India has proven capacity for reform. The goods and services tax, agricultural liberalization in some states, and telecom sector deregulation all demonstrate how structural change can unlock growth and resilience. The challenge lies in extending this mindset systematically across energy, labour, manufacturing, and government administration.
The Political Challenge
Structural reforms are harder to sell politically than subsidies. Voters see immediate price relief from subsidies, while benefits of structural reform accumulate gradually and diffusely. Reform often creates short-term disruption—factory closures, job transitions, business model shifts—that politicians must navigate carefully. Yet delaying reform only ensures that the eventual adjustment will be more painful.
Policymakers must combine reform with targeted support for workers and communities genuinely harmed by transition. This might include re-skilling programmes, income support for displaced workers, and credit availability for businesses adapting to new realities. But this support should facilitate adjustment, not block it.
Way Forward
The report's core insight is sound: India cannot subsidise its way to security. Geopolitical shocks will recur, resource prices will fluctuate, and supply chains will face disruption. The only durable protection lies in building an economy that absorbs such shocks through flexibility, diversification, efficiency, and innovation.
This requires political will to implement reforms that may cause short-term disruption but yield long-term gains. It demands sustained investment in education, infrastructure, and technology.
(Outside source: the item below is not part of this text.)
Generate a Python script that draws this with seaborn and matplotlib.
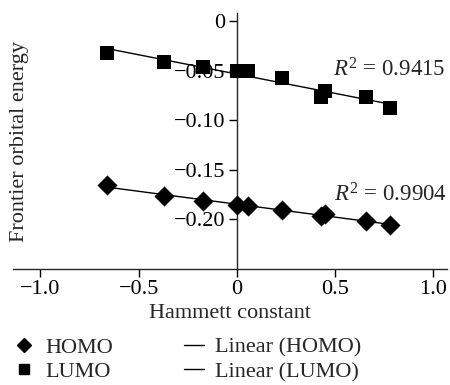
import numpy as np
import pandas as pd
import seaborn as sns
import matplotlib.pyplot as plt
from matplotlib.lines import Line2D

# Data
hammett = [-0.66, -0.37, -0.17, 0.0, 0.06, 0.23, 0.43, 0.45, 0.66, 0.78]
homo = [-0.1657, -0.1768, -0.1811, -0.1851, -0.1868, -0.1901, -0.1962, -0.1942, -0.2019, -0.2056]
lumo = [-0.0319, -0.0410, -0.0460, -0.0500, -0.0503, -0.0580, -0.0768, -0.0711, -0.0768, -0.0879]
r2_labels = ["0.9415", "0.9904"]
xticks = [-1.0, -0.5, 0.0, 0.5, 1.0]
xtick_labels = ["\u22121.0", "\u22120.5", "0", "0.5", "1.0"]
yticks = [0.0, -0.05, -0.10, -0.15, -0.20]
ytick_labels = ["0", "\u22120.05", "\u22120.10", "\u22120.15", "\u22120.20"]

df = pd.DataFrame({"hammett": hammett, "HOMO": homo, "LUMO": lumo})

sns.set_style("ticks")
plt.rcParams['font.family'] = ['Liberation Serif', 'DejaVu Serif']
plt.rcParams['mathtext.fontset'] = 'custom'
plt.rcParams['mathtext.rm'] = 'Liberation Serif'
plt.rcParams['mathtext.it'] = 'Liberation Serif:italic'
fs = 16

fig = plt.figure(figsize=(4.5, 3.85), dpi=100)
ax = fig.add_axes([13 / 450, 1 - 269 / 385, 434 / 450, (269 - 13) / 385])

# fitted trend lines
sns.regplot(data=df, x="hammett", y="HOMO", scatter=False, ci=None, color="black",
            line_kws={"lw": 1.0}, ax=ax)
sns.regplot(data=df, x="hammett", y="LUMO", scatter=False, ci=None, color="black",
            line_kws={"lw": 1.0}, ax=ax)

# points
sns.scatterplot(data=df, x="hammett", y="HOMO", marker="D", s=105, color="black",
                linewidth=0, ax=ax, zorder=3)
sns.scatterplot(data=df, x="hammett", y="LUMO", marker="s", s=100, color="black",
                linewidth=0, ax=ax, zorder=3)

ax.set_xlim(-1.14, 1.072)
ax.set_ylim(-0.25, 0.008)
ax.spines['left'].set_position(('data', 0))
ax.spines['top'].set_visible(False)
ax.spines['right'].set_visible(False)
ax.spines['left'].set_linewidth(1.0)
ax.spines['bottom'].set_linewidth(1.0)
ax.set_xticks(xticks)
ax.set_xticklabels(xtick_labels, fontsize=fs)
ax.set_yticks(yticks)
ax.set_yticklabels(ytick_labels, fontsize=fs)
ax.tick_params(axis='both', direction='out', length=6, width=1.0, colors='black', pad=2)
ax.set_xlabel("")
ax.set_ylabel("")

ax.text(1.063, -0.0493, r"$R^2$ = " + r2_labels[0], ha="right", va="center", fontsize=fs + 0.5)
ax.text(1.07, -0.175, r"$R^2$ = " + r2_labels[1], ha="right", va="center", fontsize=fs + 0.5)

fig.text(230 / 450, 1 - 313 / 385, "Hammett constant", ha="center", va="center", fontsize=fs)
fig.text(20 / 450, 1 - 141 / 385, "Frontier orbital energy", ha="center", va="center",
         rotation=90, fontsize=fs)

handles = [
    Line2D([], [], marker="D", ls="none", color="black", markersize=7),
    Line2D([], [], marker="s", ls="none", color="black", markersize=7),
    Line2D([], [], color="black", lw=1.0),
    Line2D([], [], color="black", lw=1.0),
]
labels = ["HOMO", "LUMO", "Linear (HOMO)", "Linear (LUMO)"]
fig.legend(handles, labels, ncol=2, loc="upper left", bbox_to_anchor=(14 / 450, 1 - 337 / 385),
           frameon=False, fontsize=fs, handlelength=0.9, handletextpad=0.5,
           columnspacing=3.2, labelspacing=0.18, borderpad=0, borderaxespad=0)

fig.savefig("out.png", dpi=100)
And it necessitates honest conversation with citizens about why temporary relief measures, while appealing, cannot substitute for genuine structural change.
India's policymakers face a choice: continue the subsidy cycle and remain vulnerable, or embrace structural reform and build lasting resilience. The report makes clear which path leads to genuine economic security.
Frequently asked questions
Why are subsidies ineffective against external economic shocks?
Subsidies provide temporary relief but create long-term distortions. They inflate government spending, prevent businesses and consumers from adjusting to new realities, and delay necessary economic adaptation. While politically popular, subsidies ultimately weaken an economy's ability to absorb shocks through flexibility and innovation.
What structural reforms can make India's economy more resilient?
Key reforms include building flexible supply chains through better infrastructure, accelerating renewable energy adoption to reduce oil import dependence, modernizing labour laws for workforce flexibility, improving tax collection, and rationalizing government spending. These changes address root vulnerabilities rather than masking them.
How do countries like South Korea handle external economic shocks?
Rather than subsidizing struggling sectors, countries like South Korea and Singapore invested in technology, industrial diversification, and world-class infrastructure. They allowed inefficient sectors to decline while supporting workers to transition to growing industries, building long-term resilience.
What is the political challenge in implementing structural reforms?
Reforms are harder to sell politically than subsidies because benefits accumulate gradually while short-term disruption is visible. Workers may face job transitions and businesses must adapt, creating resistance. Success requires combining reform with targeted support for affected workers through re-skilling and income assistance.
Can India combine structural reform with worker support?
Yes. Effective reform includes re-skilling programmes for displaced workers, temporary income support during transitions, and credit availability for businesses adapting to new market realities. This support should facilitate adjustment and workers' movement to growing sectors, not block necessary economic change.